La fin de l’aire sterling n’a pas débouché sur une catastrophe

« Au contraire [du franc CFA], l’aire sterling – que le Royaume-Uni avait pragmatiquement instituée dans le but de protéger la valeur de la livre et de préserver le commerce effectué avec ses vastes colonies et les dominions qui utilisaient la devise britannique comme monnaie, ancrage ou réserve – a quant à elle été démantelée.
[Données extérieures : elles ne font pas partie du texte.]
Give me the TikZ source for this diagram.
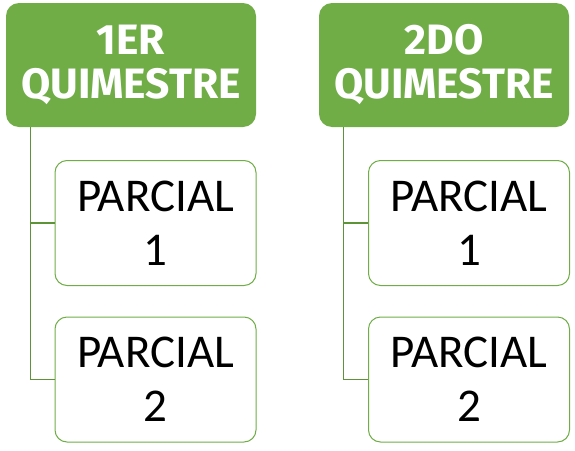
\documentclass[tikz,border=0pt]{standalone}
\usepackage{fontspec}
\setmainfont{Carlito}
\newfontfamily\headfont{Fira Sans}
\usetikzlibrary{calc}
\definecolor{accent}{HTML}{70AD47}
\definecolor{linkgreen}{HTML}{5E9438}
\begin{document}
\begin{tikzpicture}[x=1pt,y=-1pt,
  header/.style={draw=none, fill=accent, rounded corners=13pt, inner sep=0pt,
    minimum width=250pt, minimum height=124pt, align=center, text=white,
    font=\headfont\bfseries\fontsize{42.5}{44}\selectfont},
  partbox/.style={draw=accent, line width=1pt, fill=white, rounded corners=12pt, inner sep=0pt,
    minimum width=201pt, minimum height=125pt, align=center, text=black,
    font=\fontsize{47}{54}\selectfont},
  link/.style={draw=linkgreen, line width=1.2pt}]
\useasboundingbox (0,0) rectangle (575,450);

% first term
\node[header] (h1) at (131,65) {1ER\\QUIMESTRE};
\node[partbox] (p11) at (155.5,223) {PARCIAL\\1};
\node[partbox] (p12) at (155.5,379.5) {PARCIAL\\2};
\coordinate (t1) at ($(h1.south west)+(25,0)$);
\draw[link] (t1) |- (p11.west);
\draw[link] (t1) |- (p12.west);

% second term
\node[header] (h2) at (444,65) {2DO\\QUIMESTRE};
\node[partbox] (p21) at (469,223) {PARCIAL\\1};
\node[partbox] (p22) at (469,379.5) {PARCIAL\\2};
\coordinate (t2) at ($(h2.south west)+(25,0)$);
\draw[link] (t2) |- (p21.west);
\draw[link] (t2) |- (p22.west);
\end{tikzpicture}
\end{document}
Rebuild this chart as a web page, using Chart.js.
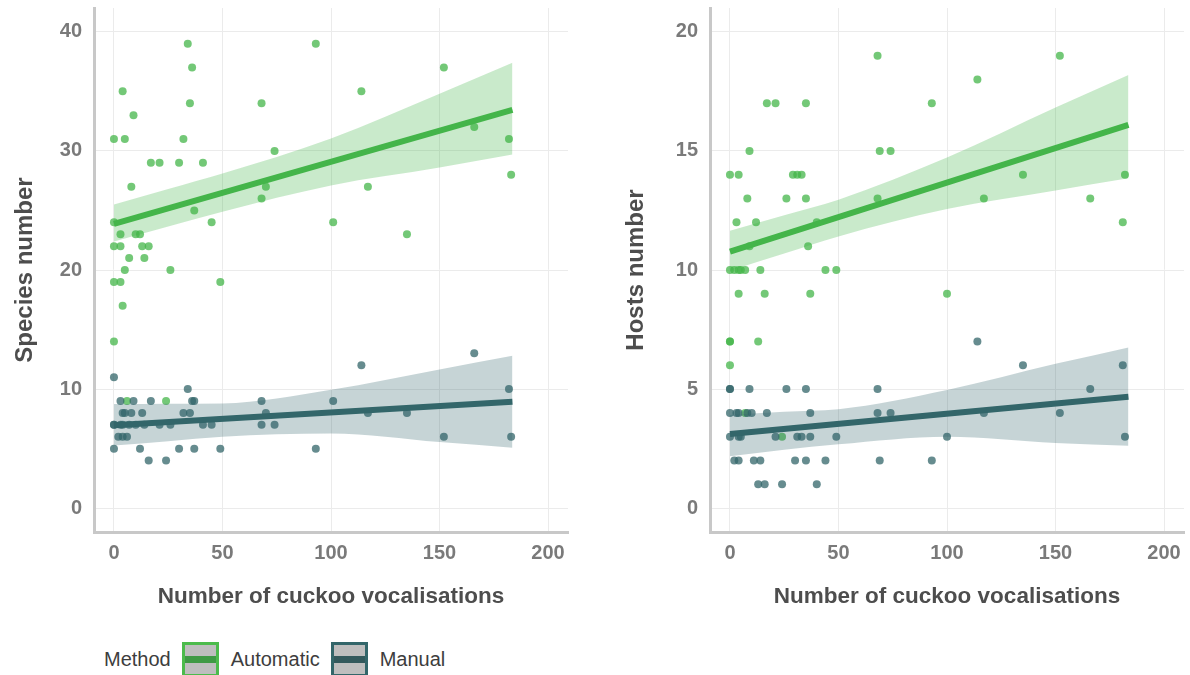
<!DOCTYPE html>
<html>
<head>
<meta charset="utf-8">
<script src="https://cdn.jsdelivr.net/npm/chart.js@4.4.1/dist/chart.umd.min.js"></script>
<style>
  body { margin: 0; background: #fff; width: 1190px; height: 675px; overflow: hidden; position: relative; font-family: "Liberation Sans", Arial, sans-serif; }
  canvas { position: absolute; top: 0; }
  #species { left: 0; }
  #hosts { left: 616px; }
  .legend { position: absolute; left: 104px; top: 642px; height: 35px; display: flex; align-items: center; font-size: 20px; color: #3d3d3d; }
  .key { width: 31px; height: 29px; background: #bebebe; border: 3px solid; position: relative; margin: 0 12px 0 11px; }
  .key span { position: absolute; left: 0; right: 0; top: 11px; height: 7px; }
</style>
</head>
<body>
<canvas id="species" width="590" height="620"></canvas>
<canvas id="hosts" width="574" height="620"></canvas>
<div class="legend">
  <span>Method</span>
  <div class="key" style="border-color:#4cbb4c"><span style="background:#3f9a45"></span></div>
  <span>Automatic</span>
  <div class="key" style="border-color:#33666a"><span style="background:#33595c"></span></div>
  <span>Manual</span>
</div>
<script>
// axis ticks
const xTicks = [0, 50, 100, 150, 200];
const speciesTicks = [0, 10, 20, 30, 40];
const hostsTicks = [0, 5, 10, 15, 20];

// species number, automatic method
const speciesAutoX = [0, 0, 0, 0, 0, 3, 3, 3, 4, 4, 5, 5, 6, 7, 8, 9, 10, 12, 13, 14, 16, 17, 21, 24, 26, 30, 32, 34, 35, 36, 37, 41, 45, 49, 68, 68, 70, 74, 93, 101, 114, 117, 135, 152, 166, 182, 183];
const speciesAutoY = [31, 24, 22, 19, 14, 23, 22, 19, 35, 17, 31, 20, 9, 21, 27, 33, 23, 23, 22, 21, 22, 29, 29, 9, 20, 29, 31, 39, 34, 37, 25, 29, 24, 19, 34, 26, 27, 30, 39, 24, 35, 27, 23, 37, 32, 31, 28];
// species number, manual method
const speciesManX = [0, 0, 0, 0, 2, 3, 3, 4, 4, 4, 5, 6, 7, 8, 9, 10, 12, 13, 14, 16, 17, 21, 24, 26, 30, 32, 34, 35, 36, 37, 37, 41, 45, 49, 68, 68, 70, 74, 93, 101, 114, 117, 135, 152, 166, 182, 183];
const speciesManY = [11, 7, 7, 5, 6, 9, 7, 8, 7, 6, 8, 6, 7, 8, 9, 7, 5, 8, 7, 4, 9, 7, 4, 7, 5, 8, 10, 8, 9, 9, 5, 7, 7, 5, 9, 7, 8, 7, 5, 9, 12, 8, 8, 6, 13, 10, 6];

// hosts number, automatic method
const hostsAutoX = [0, 0, 0, 0, 0, 2, 3, 4, 4, 4, 5, 7, 7, 8, 9, 9, 12, 13, 14, 16, 17, 21, 24, 26, 29, 31, 33, 35, 35, 36, 37, 40, 44, 49, 68, 68, 69, 74, 93, 100, 114, 117, 135, 152, 166, 181, 182];
const hostsAutoY = [14, 10, 7, 7, 6, 10, 12, 14, 10, 9, 10, 10, 4, 13, 15, 11, 12, 7, 10, 9, 17, 17, 3, 13, 14, 14, 14, 17, 13, 11, 9, 12, 10, 10, 19, 13, 15, 15, 17, 9, 18, 13, 14, 19, 13, 12, 14];
// hosts number, manual method
const hostsManX = [0, 0, 0, 0, 2, 3, 4, 4, 4, 5, 8, 9, 10, 11, 13, 14, 16, 17, 21, 24, 26, 30, 31, 33, 35, 35, 37, 37, 40, 44, 49, 68, 68, 69, 74, 93, 100, 114, 117, 135, 152, 166, 181, 182];
const hostsManY = [5, 5, 4, 3, 2, 4, 4, 3, 2, 3, 4, 5, 4, 2, 1, 2, 1, 4, 3, 1, 5, 2, 3, 3, 5, 2, 4, 3, 1, 2, 3, 5, 4, 2, 4, 2, 3, 7, 4, 6, 4, 5, 6, 3];

// fitted lines and confidence bands
const fitX = [0, 183.6];
const speciesAutoFit = [23.87, 33.45];
const speciesManFit = [6.97, 8.93];
const hostsAutoFit = [10.77, 16.09];
const hostsManFit = [3.11, 4.68];

const bandX = [0, 25, 50, 100, 150, 183.6];
const speciesAutoUpper = [25.5, 26.8, 28.1, 31.05, 34.8, 37.4];
const speciesAutoLower = [22.4, 23.65, 24.9, 27.1, 28.6, 29.7];
const speciesManUpper = [8.74, 8.77, 8.8, 9.95, 11.65, 12.8];
const speciesManLower = [5.27, 5.63, 6.0, 6.27, 5.55, 5.07];
const hostsAutoUpper = [11.65, 12.3, 12.95, 14.72, 16.82, 18.19];
const hostsAutoLower = [9.97, 10.69, 11.41, 12.56, 13.34, 13.85];
const hostsManUpper = [3.91, 4.05, 4.15, 4.96, 6.06, 6.75];
const hostsManLower = [2.18, 2.45, 2.68, 3.0, 2.74, 2.62];

const autoColor = "#44b54a";
const manColor = "#33666a";

function toPoints(xs, ys) {
  return xs.map((x, i) => ({ x: x, y: ys[i] }));
}

function pointSet(xs, ys, color, order) {
  return {
    data: toPoints(xs, ys),
    backgroundColor: color,
    borderWidth: 0,
    pointRadius: 4,
    order: order,
  };
}

function bandSet(xs, ys, fillColor, fill, order) {
  return {
    data: toPoints(xs, ys),
    showLine: true,
    borderWidth: 0,
    borderColor: "rgba(0,0,0,0)",
    backgroundColor: fillColor,
    pointRadius: 0,
    cubicInterpolationMode: "monotone",
    fill: fill,
    order: order,
  };
}

function lineSet(xs, ys, color, order) {
  return {
    data: toPoints(xs, ys),
    showLine: true,
    borderColor: color,
    borderWidth: 6,
    borderCapStyle: "butt",
    pointRadius: 0,
    fill: false,
    order: order,
  };
}

// keep the plot area fixed: no extra room for half-labels
function noPadding(axis) {
  axis.paddingTop = 0;
  axis.paddingBottom = 0;
  axis.paddingLeft = 0;
  axis.paddingRight = 0;
}

function makePanel(id, yTitle, titlePad, rightPad, yMin, yMax, yTicks, d) {
  const ctx = document.getElementById(id).getContext("2d");
  return new Chart(ctx, {
    type: "scatter",
    data: {
      datasets: [
        pointSet(d.autoX, d.autoY, "rgba(68,181,74,0.75)", 7),
        pointSet(d.manX, d.manY, "rgba(51,102,106,0.75)", 6),
        bandSet(bandX, d.autoUpper, "rgba(60,180,70,0.28)", false, 5),
        bandSet(bandX, d.autoLower, "rgba(60,180,70,0.28)", "-1", 5),
        lineSet(fitX, d.autoFit, autoColor, 3),
        bandSet(bandX, d.manUpper, "rgba(51,102,106,0.28)", false, 2),
        bandSet(bandX, d.manLower, "rgba(51,102,106,0.28)", "-1", 2),
        lineSet(fitX, d.manFit, manColor, 1),
      ],
    },
    options: {
      responsive: false,
      animation: false,
      events: [],
      layout: { autoPadding: false, padding: { top: 8, right: rightPad, bottom: 0, left: 0 } },
      plugins: { legend: { display: false }, tooltip: { enabled: false } },
      scales: {
        x: {
          type: "linear",
          min: -9.2,
          max: 209.2,
          afterBuildTicks: (axis) => {
            axis.ticks = xTicks.map((v) => ({ value: v }));
          },
          afterFit: (axis) => {
            axis.height = 88;
            noPadding(axis);
          },
          grid: { color: "#ebebeb", lineWidth: 1, drawTicks: false },
          border: { display: true, color: "#c8c8c8", width: 3 },
          ticks: {
            color: "#7a7a7a",
            padding: 9,
            font: { family: "Liberation Sans", size: 20, weight: "bold" },
          },
          title: {
            display: true,
            text: "Number of cuckoo vocalisations",
            color: "#4d4d4d",
            padding: { top: 0, bottom: 10 },
            font: { family: "Liberation Sans", size: 22.5, weight: "bold" },
          },
        },
        y: {
          type: "linear",
          min: yMin,
          max: yMax,
          afterBuildTicks: (axis) => {
            axis.ticks = yTicks.map((v) => ({ value: v }));
          },
          afterFit: (axis) => {
            axis.width = 94;
            noPadding(axis);
          },
          grid: { color: "#ebebeb", lineWidth: 1, drawTicks: false },
          border: { display: true, color: "#c8c8c8", width: 3 },
          ticks: {
            color: "#7a7a7a",
            padding: 12,
            font: { family: "Liberation Sans", size: 20, weight: "bold" },
          },
          title: {
            display: true,
            text: yTitle,
            color: "#4d4d4d",
            padding: { top: titlePad, bottom: 0 },
            font: { family: "Liberation Sans", size: 24, weight: "bold" },
          },
        },
      },
    },
  });
}

makePanel("species", "Species number", 11, 22, -2, 42, speciesTicks, {
  autoX: speciesAutoX, autoY: speciesAutoY, manX: speciesManX, manY: speciesManY,
  autoFit: speciesAutoFit, manFit: speciesManFit,
  autoUpper: speciesAutoUpper, autoLower: speciesAutoLower,
  manUpper: speciesManUpper, manLower: speciesManLower,
});

makePanel("hosts", "Hosts number", 6, 6, -1, 21, hostsTicks, {
  autoX: hostsAutoX, autoY: hostsAutoY, manX: hostsManX, manY: hostsManY,
  autoFit: hostsAutoFit, manFit: hostsManFit,
  autoUpper: hostsAutoUpper, autoLower: hostsAutoLower,
  manUpper: hostsManUpper, manLower: hostsManLower,
});
</script>
</body>
</html>
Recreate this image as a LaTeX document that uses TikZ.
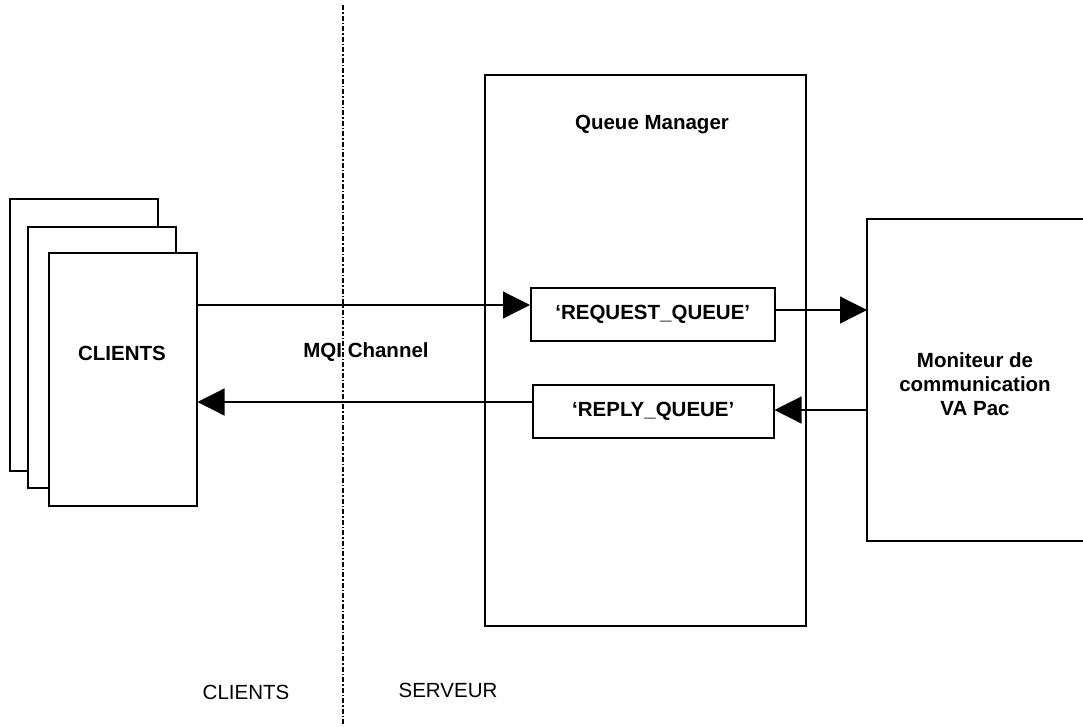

Ou plutôt elle s’est graduellement désagrégée à mesure de la perte d’influence sur les échanges financiers internationaux de ce pays, hégémonie mondiale avant les États-Unis, et de sa monnaie, que le dollar ne supplanta définitivement qu’en 1945, ou peu après.

Pour ne citer que les pays africains, ont quitté la Sterling Area, successivement : l’Égypte en 1947, le Soudan en 1957, la Somalie (British Somaliland) en 1964, la Rhodésie (Zimbabwe) en 1965, la Libye en 1971. Puis en 1972, lorsque Londres durcit son contrôle des changes vis-à-vis de ses partenaires, un large ensemble comprenant : le Nigeria, l’Afrique du Sud, le Kenya, le Ghana, la Tanzanie, l’Ouganda, la Zambie, le Botswana, la Namibie, l’île Maurice, le Malawi, le Swaziland, le Sierra Leone, le Lesotho, les Seychelles, puis finalement la Gambie en 1978.

Cette longue liste montre que, pour la plupart de ces pays, dont certains sont de très petite taille, le détachement de leurs monnaies de l’orbite de la livre n’a pas débouché sur la catastrophe monétaire imaginée. L’aire sterling, vidée de presque tous ses membres, allait devenir inopérante dès l’année 1979, après que Margaret Thatcher eut déréglementé le régime de change du Royaume-Uni en un temps record – à peine plus de trois mois (juillet-octobre). »

1Avec des secteurs primaires (agricole et minier) au Burkina, Mali, Niger, secondaires (industriels) et tertiaires (serviciels) en Côte d’Ivoire ou au Sénégal, et encore le commerce import-export au Bénin ou Togo.

2Six de ces sept pays, dont aucun n’utilise le franc CFA, forment la Zone monétaire d’Afrique de l’Ouest (ZMAO), exception faite du Cap-Vert, qui a choisi de ne pas y adhérer.